C doesn't have any type-generic function declaration. So any viable solution had to be at least partially powered by a macro and resulting (one-directional) type inference.
C11 does with _Generic but it is limited in ways that make min/max implementations flaky.
Even with _Generic you can't declare generic functions. You'd still need a macro call that uses _Generic to dispatch different implementations depending on the parameter types.
Generic dispatching all the type combinations (or warning or erroring) wouldn't be a problem in a project the scale of the Linux kernel.

I'm unfamiliar with the incantations needed to try preserve constant expressions though, that might be too much for them.

The concrete problem that the kernel is facing is an exponential growth of macro expansion. Any current solution, safe or not in terms of re-evaluation, needs at least two copies of both arguments to be expanded [1], so expressions like `min(min(a, b), c)` will expand some arguments four times. The growth factor would be much larger than two if the definition wasn't carefully designed to avoid such cases.

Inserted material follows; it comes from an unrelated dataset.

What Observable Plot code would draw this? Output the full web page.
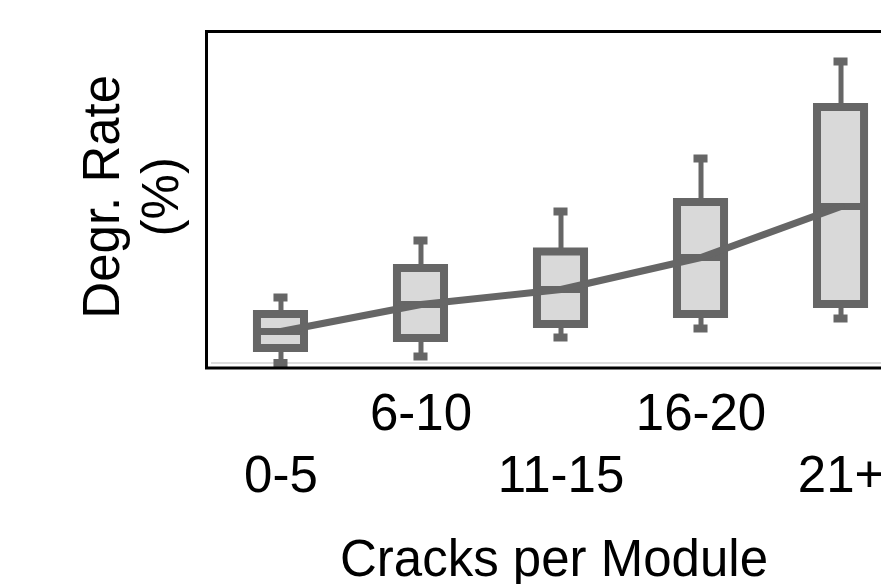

[1] `_Generic` also requires at least two because you need one copy to select the generic implementation and another to call it. C23 `typeof` (or the equivalent GNU extension) allows for a compact type tuple matching:

    inline static int max_int(int x, int y) { return x > y ? x : y; }
    inline static unsigned max_uint(unsigned x, unsigned y) { return x > y ? x : y; }
    /* ... */

    #define MAX(a, b) (_Generic( \
        (void (*)(typeof(a), typeof(b))) NULL, \
        void (*)(int, int): max_int, \
        void (*)(unsigned, unsigned): max_uint, \
        /* ... */ \
        default: max_type_error \
    ) (a, b))
Also _Generic is intended for a function that takes a single varying type. The kernel's min/max macros allow you to safely mix types.
The problem is C lacks an equivalent to C++’s constexpr (or preceding template insanity), so you can’t use functions in constant contexts, eg

    struct S {
      int foo[max(10, 15)];
    }
Isn’t possible in C, macros are the only option.

So even if you were to try to use _Generic in a macro to handle type correct dispatch you would not be able to use that macro in many of the contexts it is needed.

Honestly constexpr is something that would really help C, and does not need to bring in any other c++ features. Although I guess in this case the lack of the full template and such features set would mean matching the kernel requirements would still require a macro+_Generic to adopt.

Another issue is that some of these macros are intended to be used in a constant context, such as array dimensions.